Growing Goumi Berry
The Goumi berry grows on a tree/shrub that grows up to 10 feet in height, generally a tad smaller. Once the shrub reaches maturity it produces prolific batches of berries, more than the average family could ever eat fresh.
The berries are juicy and somewhat tart when picked at the peak of perfection. If eaten unripe or over ripe they taste terrible. As there is only a short window of opportunity for harvesting these berries some growers leave a lot for the birds, but the more frugal gardener preserves them in pastries, pies, jelly and jam, fruit leathers and so on. The berries are not true berries they are actually stone fruits much like a cherry. It has a single central pit which is also edible.
In its native Asia it is sometimes grown in orchards with other fruits as it makes an excellent companion plant being a nitrogen fixer, similar to beans and legumes.
Goumi is not always self pollinating and at least two should be planted to ensure pollination and genetic diversity for higher quality fruit. You can get by with just one as it is not always self pollinating also means it is sometimes self pollinating, basically would you like your glass half full or half empty ?
It is not very particular so far as soil goes and will grow in most soil types. It will also tolerate saline conditions so does well near salt water and seaside locations. It is also drought tolerant.
It can be grown from soft wood cuttings or seed in addition to purchase of a sapling.
If planning on growing Goumi from seed be advised that it requires cold stratification of 8-12 weeks or germination will more than likely fail.
Botanical name: Eleagnus multiflora
USDA Zones 6-9
Full Sun but will tolerate partial shade
Soil pH 5 - 8
Bears Fruit in 2 - 4 years.
Maximum yield begins at 4 -5 years and gradually declines after roughly a decade.

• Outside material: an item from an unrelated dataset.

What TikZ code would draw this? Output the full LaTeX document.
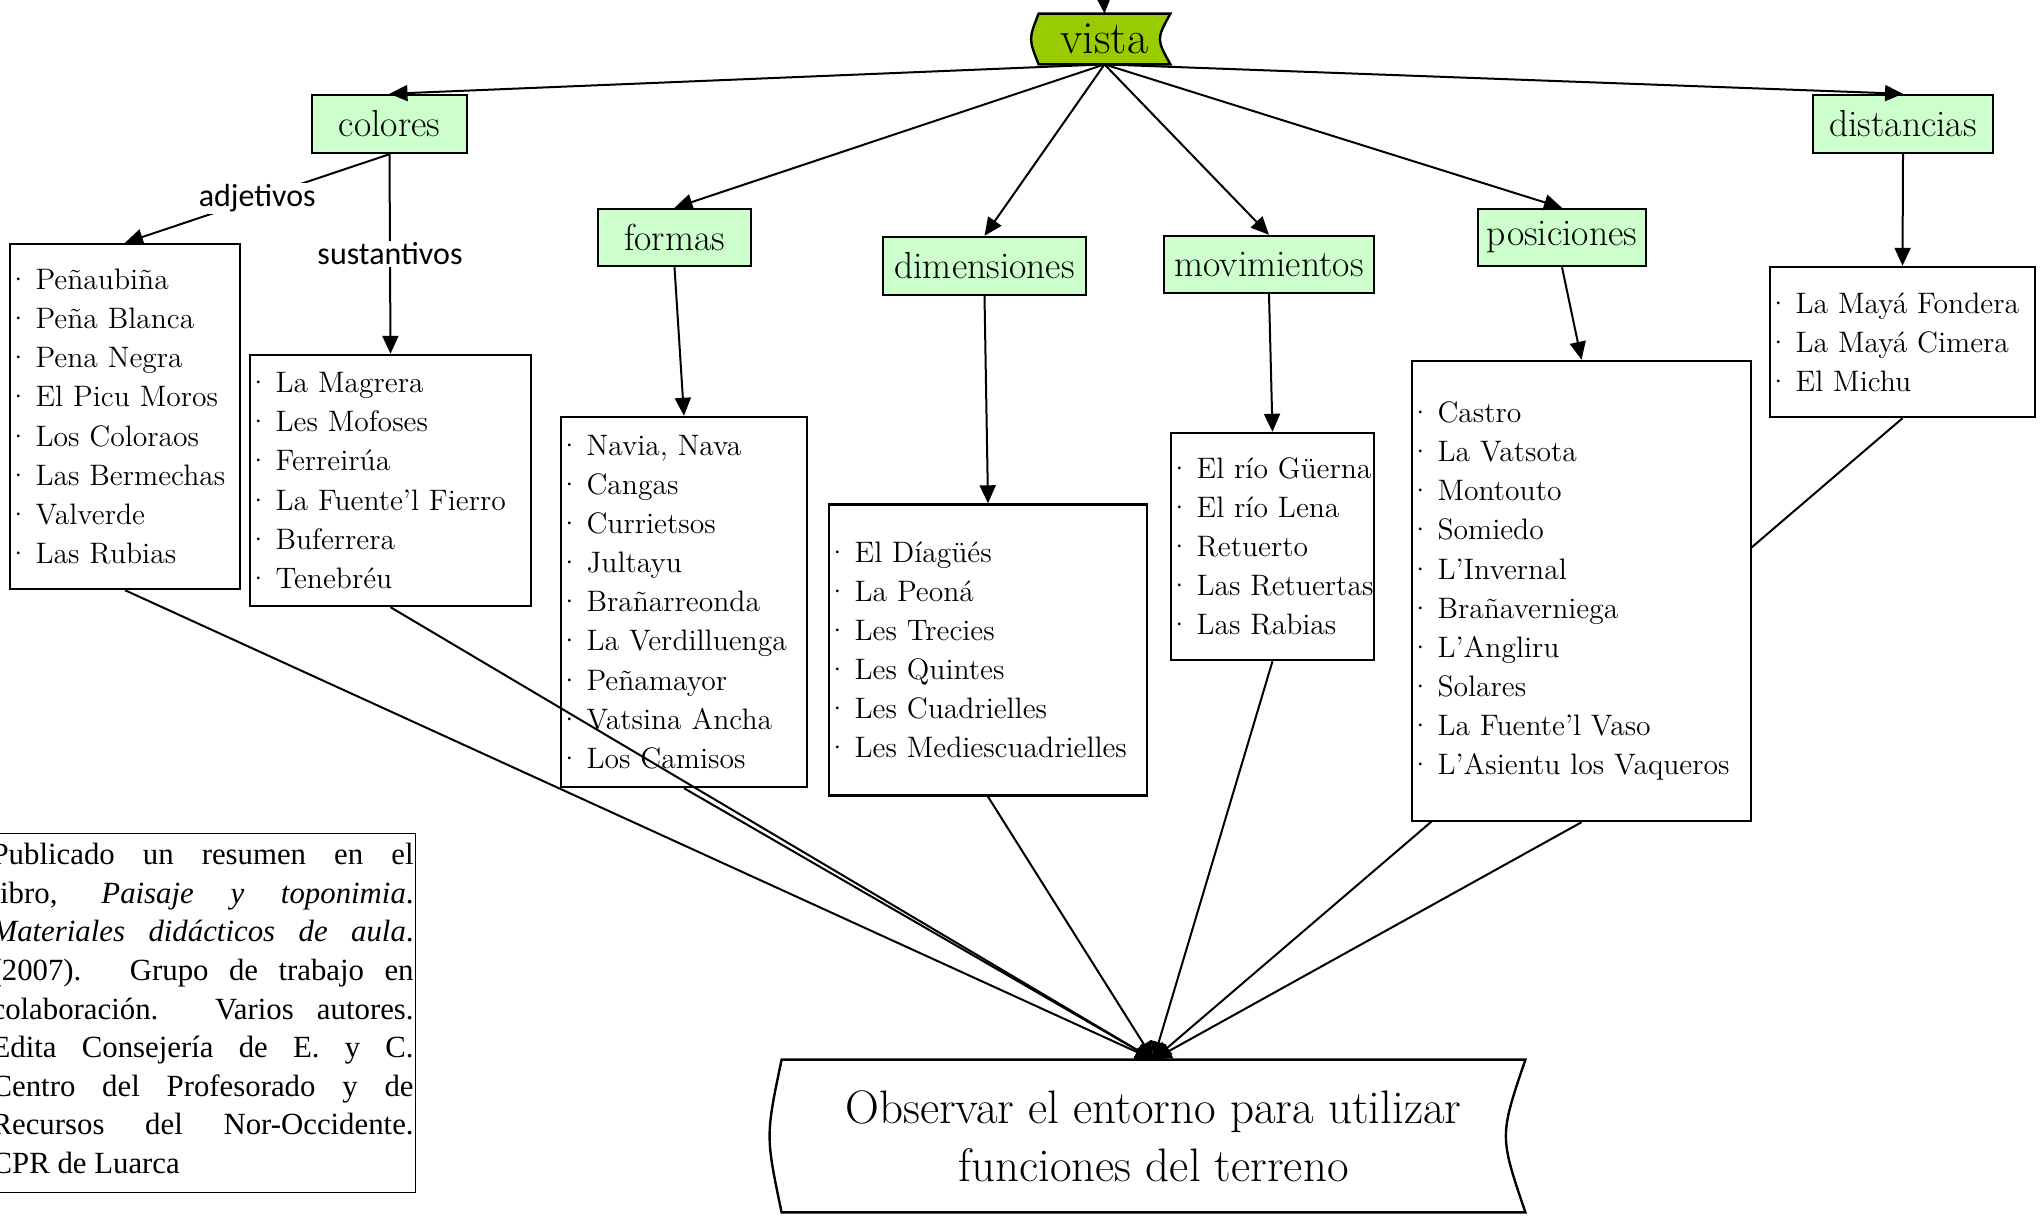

Flowers in spring and bears fruit in mid summer
Fragrant blossoms attract Pollinators
Harvest in Late Summer
Storage: Poor storage qualities, should be used fresh or preserved
This shrub can become invasive once established. New shoots will grow continuously near the plants base which have the capacity to grow into new trees. Unharvested berries left over winter are also know to produce new 'volunteer' plants and are also spread by wildlife.